Uma das vinhetas mais famosas do produtor, aliás, é uma frase retirada da franquia "Uma Noite de Crime", que se passa em uma versão distópica dos Estados Unidos onde, uma vez por ano, todo crime é legalizado durante 12 horas. Nas mãos do produtor, a frase foi adaptada para a realidade brasileira: "Isso não é um teste! É um sistema de transmissão de emergência anunciando o início da purificação anual aprovada pelo governo de Jair Bolsonaro."

Som centrado no agudo

Quem acompanhou o processo de produção do álbum, conta que a ideia era pirar ainda mais nas batidas do funk bruxaria em vez de partir para um rumo mais comercial e acompanhar o que está fazendo sucesso nos bailes.

"Na época, o pessoal tava curtindo um funk mandelão mais ritmado, mas falei para o DJ K fazer as paradas mais malucas e barulhentas da cabeça dele. Pra destruir europeu mesmo", conta GG Albuquerque, jornalista, pesquisador e dono do site Volume Morto.

Foi Albuquerque quem fez a conexão de DJ K com os donos do selo Nyege Nyege Tapes e insistiu para que ele continuasse apostando no funk bruxaria.

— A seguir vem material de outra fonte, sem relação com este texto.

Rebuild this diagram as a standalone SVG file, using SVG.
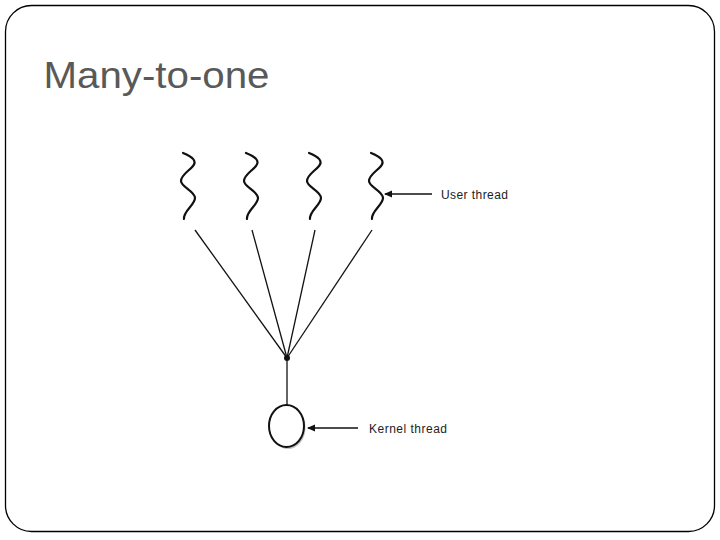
<svg xmlns="http://www.w3.org/2000/svg" width="720" height="540" viewBox="0 0 720 540">
<style>
.ln{stroke:#111;stroke-width:1.3;fill:none}
.sq{stroke:#111;stroke-width:2.2;fill:none;stroke-linecap:round}
.lbl{font-family:"Liberation Sans",Arial,sans-serif;font-size:12px;fill:#222}
</style>
<defs>
<marker id="ah" markerWidth="8" markerHeight="8" refX="7" refY="4" orient="auto" markerUnits="userSpaceOnUse">
<path d="M0,0.5 L8,4 L0,7.5 Z" fill="#111"/>
</marker>
<path id="squig" d="M-4,0 C6,4 10,8 6,13 C2,18 -6,22 -6,28 C-6,34 8,38 8,45 C8,52 -4,58 -3,66"/>
</defs>
<rect x="5.5" y="5.5" width="709" height="526" rx="26" ry="26" fill="#fff" stroke="#000" stroke-width="1.3"/>
<text x="43.5" y="87.5" font-family="'Liberation Sans',Arial,sans-serif" font-size="36" fill="#595959" textLength="226" lengthAdjust="spacingAndGlyphs">Many-to-one</text>
<g id="user-threads">
<use href="#squig" x="187" y="153" class="sq"/>
<use href="#squig" x="250" y="153" class="sq"/>
<use href="#squig" x="313" y="153" class="sq"/>
<use href="#squig" x="375" y="153" class="sq"/>
</g>
<g id="connectors">
<line x1="195" y1="230" x2="287" y2="358" class="ln"/>
<line x1="252" y1="230" x2="287" y2="358" class="ln"/>
<line x1="315" y1="230" x2="287" y2="358" class="ln"/>
<line x1="372" y1="230" x2="287" y2="358" class="ln"/>
<line x1="287" y1="358" x2="287" y2="405" class="ln"/>
<line x1="432" y1="194" x2="385" y2="194" class="ln" marker-end="url(#ah)"/>
<line x1="358" y1="428" x2="308" y2="428" class="ln" marker-end="url(#ah)"/>
</g>
<g id="junction"><circle cx="287" cy="358" r="3" fill="#111"/></g>
<g id="kernel-thread">
<ellipse cx="288" cy="428" rx="17.5" ry="21" fill="#999" opacity="0.6"/>
<ellipse cx="286.5" cy="426" rx="17.5" ry="21" fill="#fff" stroke="#111" stroke-width="2"/>
</g>
<g id="labels">
<text x="441" y="198.5" class="lbl" textLength="67">User  thread</text>
<text x="369" y="432.5" class="lbl" textLength="78">Kernel  thread</text>
</g>
</svg>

"O funk bruxaria é uma engenharia acústica que não tem muito paralelo na música eletrônica dançante", explica Albuquerque. "Ainda mais esse uso do som bem agudo, quando grande parte da música eletrônica é centrada no grave. Ele é influenciado pela força que tem um paredão de som, pelas drogas que são consumidas, pela forma de dançar. E ele não é um músico isolado da sociedade, mas um frequentador de baile."